Gestern wurde Donald Trump zum neuen US-Präsidenten gewählt. Was hat die Amerikaner dazu gebracht, einen umstrittenen Populisten zu wählen?
Dafür gibt es viele Faktoren. Primär lässt sich seine grosse Wählerschaft auf eine generelle Unzufriedenheit zurückführen. Die Menschen fühlen sich benachteiligt. Sie sehen, dass die Elite profitiert und sie selbst täglich mit finanziellen Problemen kämpfen. Deshalb sehnen sie sich nach einem politischen Richtungswechsel. Das ist paradox, denn Obama verlässt sein Amt mit dem besten Rating seit Ronald Reagan.
Eine Revolution der Protestwähler also?
So kann man das bezeichnen. Die Geschichte wiederholt sich immer wieder. Soziale Ungerechtigkeit ist das Vakuum für Populisten. Das ist nicht nur in den USA so. Es hat sich auch in England mit der Brexit-Abstimmung gezeigt. Oder zuletzt in Polen und Ungarn bei den Wahlen. Und ich denke, im nächsten Jahr werden wir dasselbe Phänomen wahrscheinlich auch in Frankreich, Holland und Deutschland sehen. In diesen Ländern machen die Populisten bereits grosse Schlagzeilen.
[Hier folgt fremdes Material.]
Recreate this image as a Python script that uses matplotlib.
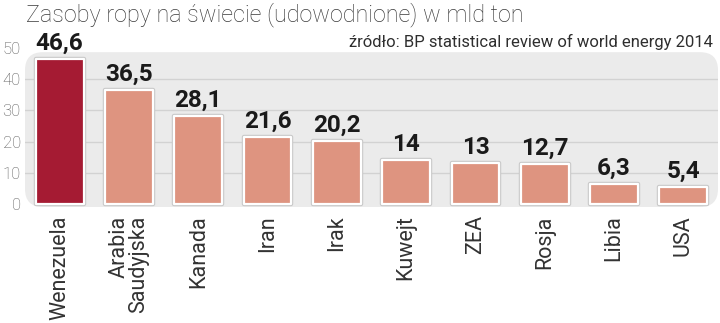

Woher genau kommt diese Unzufriedenheit?
In Amerika wie auch in Europa herrscht eine massive Ungleichheit zwischen Arm und Reich. Die Mittelschicht verschwindet langsam. Die Globalisierung fordert viele Verlierer. Ein grosser Teil der Bevölkerung sieht die Immigration als ein grosses Problem. Bildung wird immer teurer. Sprich, die Menschen haben grosse Zukunftsängste. Es herrscht das Gefühl, dass alles kaputtgeht.
Entsteht so die Faszination für Männer wie Trump?
Klar, das ist der Nährboden für Populisten wie Donald Trump. Er hat die richtigen Knöpfe bei den Wählern gedrückt. Mit dem Slogan «Make America great again» hat er alle Probleme der Amerikaner angesprochen. Die Menschen sehnen sich seit langem nach einer Leitfigur, die wieder alles in Ordnung bringt. Hier wiederholt sich die Geschichte. Ich will damit nicht behaupten, dass wir Verhältnisse haben wie in den Dreissiger- und Vierzigerjahren, aber es gibt Parallelen. Trotzdem: Wir leben in einer Zeit, in der die Leute das Vertrauen in politische Prozesse verloren haben. Deshalb hatte Trump, der keine politische Figur ist, so viel Unterstützung. Und Hillary Clinton, die aus dem Politfilz stammt, hatte keine Chance bei diesen Wählern.
Werden diese Protestwähler denn überhaupt von Trumps Wahl profitieren?
Ich denke, hier kommt bald die grosse Ernüchterung. Trump wird die Steuern senken. Davon profitieren wird einmal mehr die Oberschicht. Zudem wird er voraussichtlich Obamacare abschaffen. Diese hat das Leben der sozialen Unterschicht zum Teil verbessert.